ENTRIES PROVIDED:
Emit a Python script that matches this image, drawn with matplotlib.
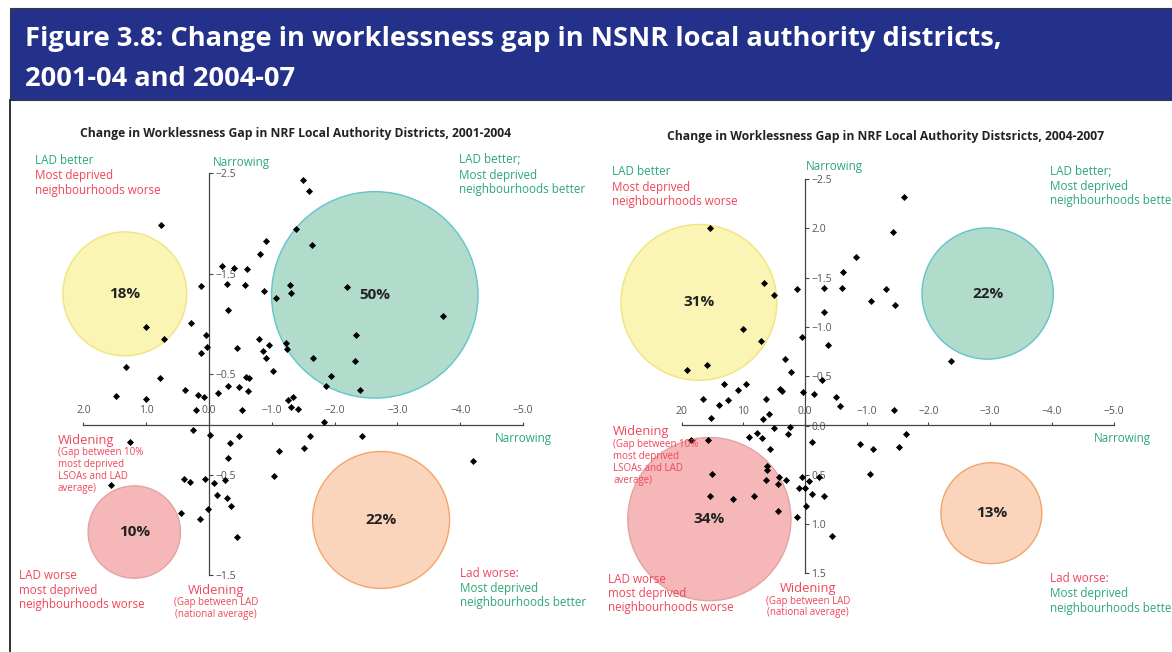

--

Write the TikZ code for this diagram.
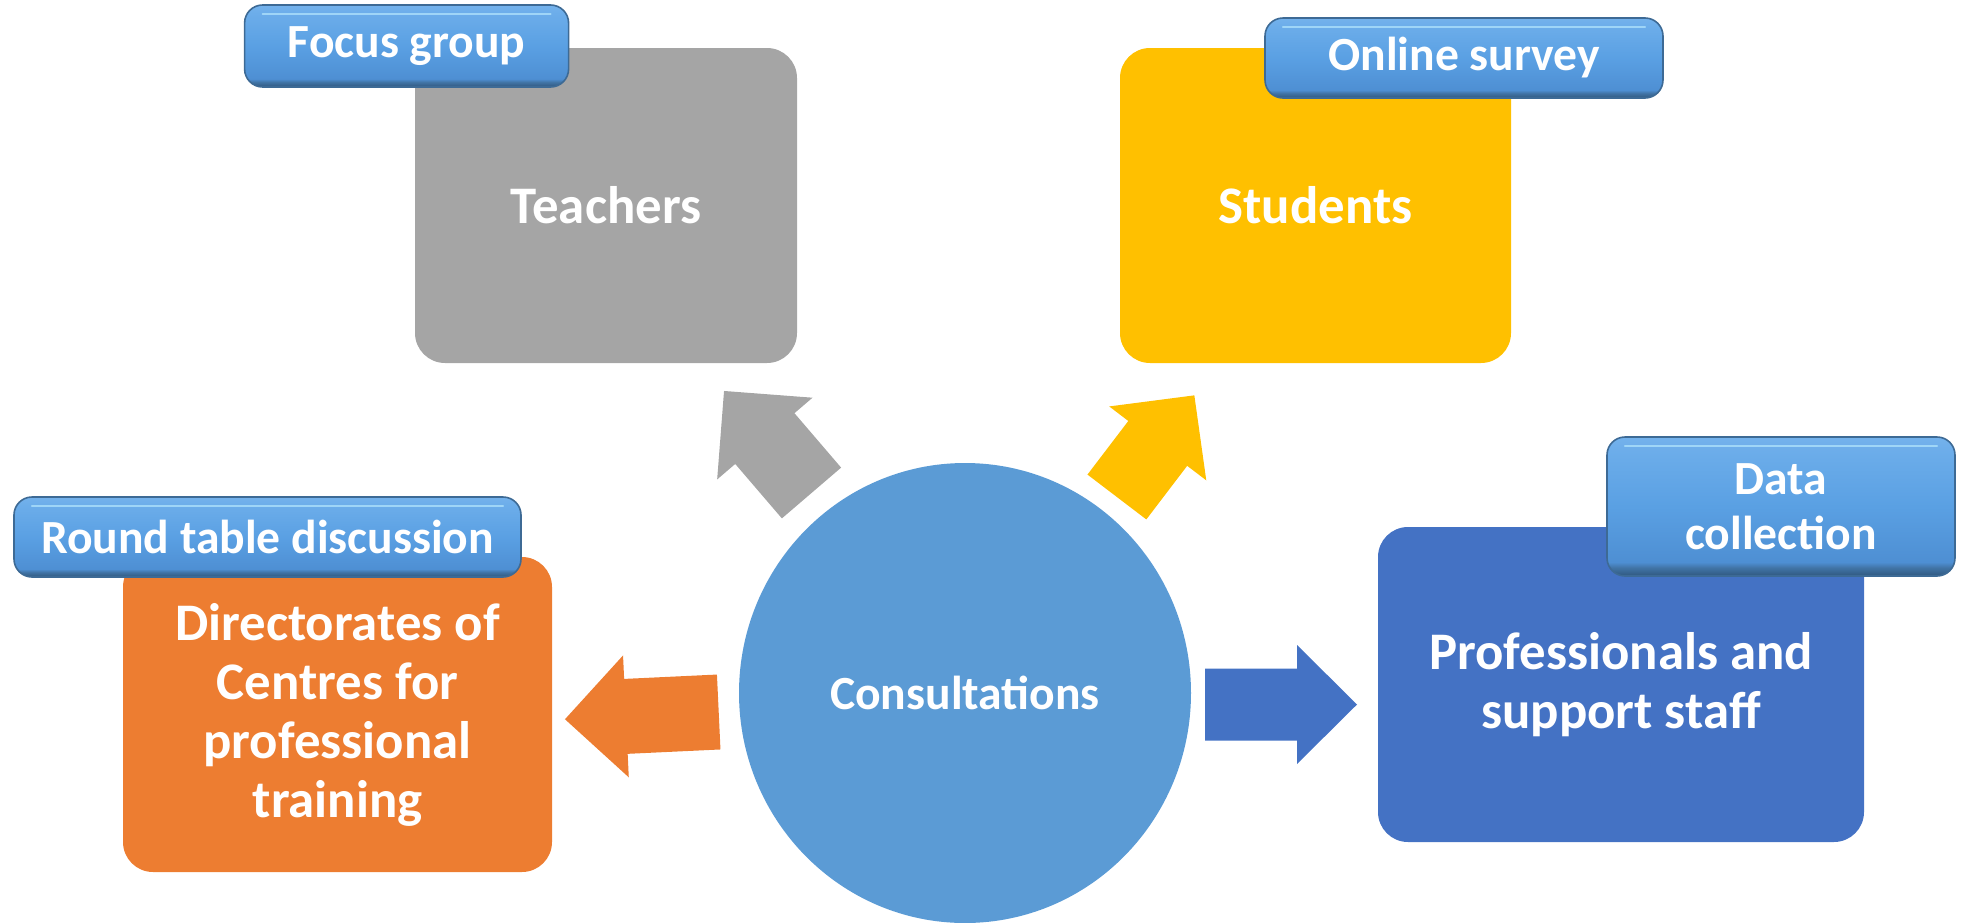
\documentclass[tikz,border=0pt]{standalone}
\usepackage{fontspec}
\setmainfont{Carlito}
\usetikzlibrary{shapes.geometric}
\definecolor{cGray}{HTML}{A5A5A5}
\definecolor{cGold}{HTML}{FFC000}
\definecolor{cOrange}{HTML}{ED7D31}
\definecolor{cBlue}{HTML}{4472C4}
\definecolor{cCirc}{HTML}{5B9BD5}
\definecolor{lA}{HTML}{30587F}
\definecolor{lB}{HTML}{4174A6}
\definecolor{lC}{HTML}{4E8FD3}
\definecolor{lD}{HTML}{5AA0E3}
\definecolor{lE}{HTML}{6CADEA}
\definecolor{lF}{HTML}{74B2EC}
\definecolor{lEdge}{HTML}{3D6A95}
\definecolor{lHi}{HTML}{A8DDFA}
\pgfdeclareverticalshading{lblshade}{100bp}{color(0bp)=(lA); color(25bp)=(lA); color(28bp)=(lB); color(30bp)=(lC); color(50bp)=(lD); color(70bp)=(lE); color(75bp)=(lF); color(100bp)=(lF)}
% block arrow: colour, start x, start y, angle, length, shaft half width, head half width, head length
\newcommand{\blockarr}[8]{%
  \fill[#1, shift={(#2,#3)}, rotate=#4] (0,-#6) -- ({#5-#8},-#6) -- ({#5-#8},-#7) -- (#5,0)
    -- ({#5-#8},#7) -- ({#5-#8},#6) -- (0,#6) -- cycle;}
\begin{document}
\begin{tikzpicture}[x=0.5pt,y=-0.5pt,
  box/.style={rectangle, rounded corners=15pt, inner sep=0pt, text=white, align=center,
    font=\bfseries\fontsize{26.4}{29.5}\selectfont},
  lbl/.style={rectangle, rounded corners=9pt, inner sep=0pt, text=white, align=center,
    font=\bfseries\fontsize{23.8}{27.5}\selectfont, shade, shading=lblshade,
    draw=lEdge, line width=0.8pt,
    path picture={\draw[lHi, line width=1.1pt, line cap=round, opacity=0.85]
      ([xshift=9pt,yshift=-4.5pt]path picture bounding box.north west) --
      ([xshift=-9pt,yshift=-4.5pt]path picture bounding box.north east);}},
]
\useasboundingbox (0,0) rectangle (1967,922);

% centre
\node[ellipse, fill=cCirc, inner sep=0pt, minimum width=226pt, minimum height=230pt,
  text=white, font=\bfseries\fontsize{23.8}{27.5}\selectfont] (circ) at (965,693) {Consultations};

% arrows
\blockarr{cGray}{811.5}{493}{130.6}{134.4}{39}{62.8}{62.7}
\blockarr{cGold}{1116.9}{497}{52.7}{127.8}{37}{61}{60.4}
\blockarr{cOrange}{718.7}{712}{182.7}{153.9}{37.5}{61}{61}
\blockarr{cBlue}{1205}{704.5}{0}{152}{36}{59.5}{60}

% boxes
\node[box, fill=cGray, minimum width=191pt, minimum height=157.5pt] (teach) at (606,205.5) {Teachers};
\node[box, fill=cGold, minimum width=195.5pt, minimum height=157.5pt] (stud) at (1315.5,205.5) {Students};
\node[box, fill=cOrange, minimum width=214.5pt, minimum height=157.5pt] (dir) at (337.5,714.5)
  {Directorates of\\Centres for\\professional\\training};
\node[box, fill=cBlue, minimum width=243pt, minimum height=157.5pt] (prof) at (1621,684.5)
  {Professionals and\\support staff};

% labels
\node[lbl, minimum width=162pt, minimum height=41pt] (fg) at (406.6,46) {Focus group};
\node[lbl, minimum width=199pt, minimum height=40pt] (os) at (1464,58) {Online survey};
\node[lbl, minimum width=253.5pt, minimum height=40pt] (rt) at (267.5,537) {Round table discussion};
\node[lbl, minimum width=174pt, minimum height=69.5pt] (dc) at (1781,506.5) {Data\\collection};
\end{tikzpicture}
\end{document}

REQUIREMENTS: Using the listing above, gather each line that holds the string "this" and copy it.

ANSWER FOR THE TASK:
Emit a Python script that matches this image, drawn with matplotlib.
Write the TikZ code for this diagram.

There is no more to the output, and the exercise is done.